-- BEGIN SUPPLIED DATA --

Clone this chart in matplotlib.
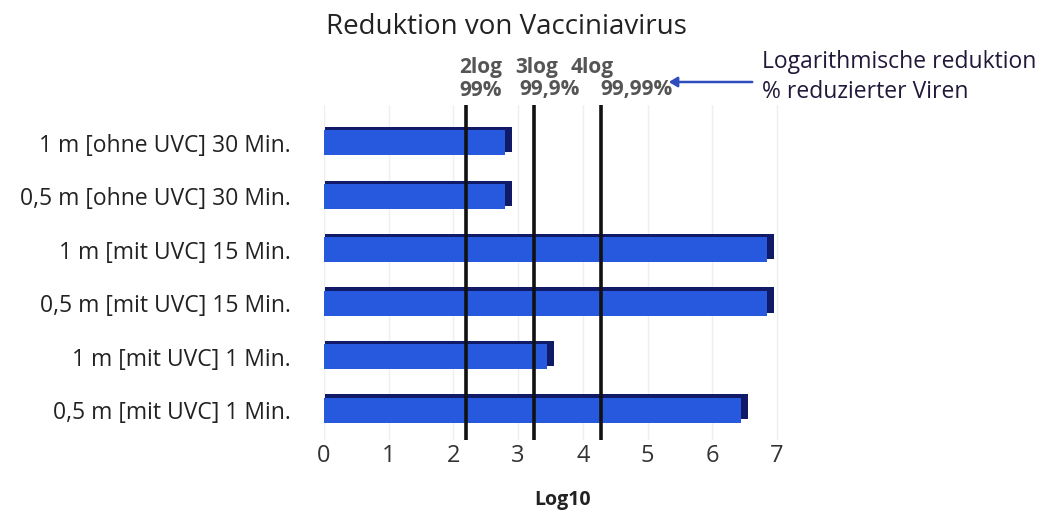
import matplotlib
matplotlib.use("Agg")
import matplotlib.pyplot as plt

plt.rcParams['font.family'] = ['Open Sans', 'DejaVu Sans']

categories = ["1 m [ohne UVC] 30 Min.", "0,5 m [ohne UVC] 30 Min.",
              "1 m [mit UVC] 15 Min.", "0,5 m [mit UVC] 15 Min.",
              "1 m [mit UVC] 1 Min.", "0,5 m [mit UVC] 1 Min."]
values = [2.8, 2.8, 6.85, 6.85, 3.45, 6.45]
ref_lines = [2.2, 3.24, 4.28]
ref_top = ["2log", "3log", "4log"]
ref_bottom = ["99%", "99,9%", "99,99%"]
xticks = [0, 1, 2, 3, 4, 5, 6, 7]

W, H = 1044, 513
fig = plt.figure(figsize=(W / 100, H / 100), dpi=100)
ax = fig.add_axes([324 / W, 1 - 440 / H, 466 / W, 335 / H])

ypos = list(range(len(categories)))
h = 0.47
# 3D-ish depth: dark back bar shifted up/right
ax.barh([y - 0.06 for y in ypos], [v + 0.08 for v in values], height=h,
        left=0.02, color='#101a66', zorder=2)
ax.barh(ypos, values, height=h, color='#2659DD', zorder=3)

for x in ref_lines:
    ax.axvline(x, color='#111111', lw=2.6, zorder=4)

ax.set_xlim(0, 7.2)
ax.set_ylim(5.56, -0.71)
ax.set_yticks(ypos)
ax.set_yticklabels(categories, fontsize=16.5, color='#222222')
ax.set_xticks(xticks)
ax.set_xticklabels([str(t) for t in xticks], fontsize=17, color='#333333')
ax.tick_params(axis='y', length=0, pad=24)
ax.tick_params(axis='x', length=0, pad=3)
for s in ax.spines.values():
    s.set_visible(False)
ax.grid(axis='x', color='#eeeeee', lw=1, zorder=0)
ax.set_axisbelow(True)

fig.text(506 / W, 1 - 27 / H, "Reduktion von Vacciniavirus", fontsize=20,
         ha='center', va='center', color='#222222')
fig.text(563 / W, 1 - 500 / H, "Log10", fontsize=14, fontweight='bold',
         ha='center', va='center', color='#222222')

top_x = [459, 515, 571]
bot_x = [459, 519, 600]
for t, px in zip(ref_top, top_x):
    fig.text(px / W, 1 - 68 / H, t, fontsize=15, fontweight='bold',
             ha='left', va='center', color='#555555')
for t, px in zip(ref_bottom, bot_x):
    fig.text(px / W, 1 - 90 / H, t, fontsize=15, fontweight='bold',
             ha='left', va='center', color='#555555')

fig.text(762 / W, 1 - 62 / H, "Logarithmische reduktion", fontsize=16.5,
         ha='left', va='center', color='#22183a')
fig.text(762 / W, 1 - 92 / H, "% reduzierter Viren", fontsize=16.5,
         ha='left', va='center', color='#22183a')
fig.add_artist(matplotlib.patches.FancyArrowPatch(
    (755 / W, 1 - 82 / H), (666 / W, 1 - 82 / H), transform=fig.transFigure,
    arrowstyle='-|>,head_length=5,head_width=3', color='#2E4DBF', lw=1.8))

fig.savefig("out.png", dpi=100, facecolor='white')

-- END SUPPLIED DATA --

### TASK DIRECTIONS
Identify the lines that hold the word "matplotlib". Copy every one of them.

### OUTPUT OF THE EXERCISE
Clone this chart in matplotlib.
import matplotlib
matplotlib.use("Agg")
import matplotlib.pyplot as plt
fig.add_artist(matplotlib.patches.FancyArrowPatch(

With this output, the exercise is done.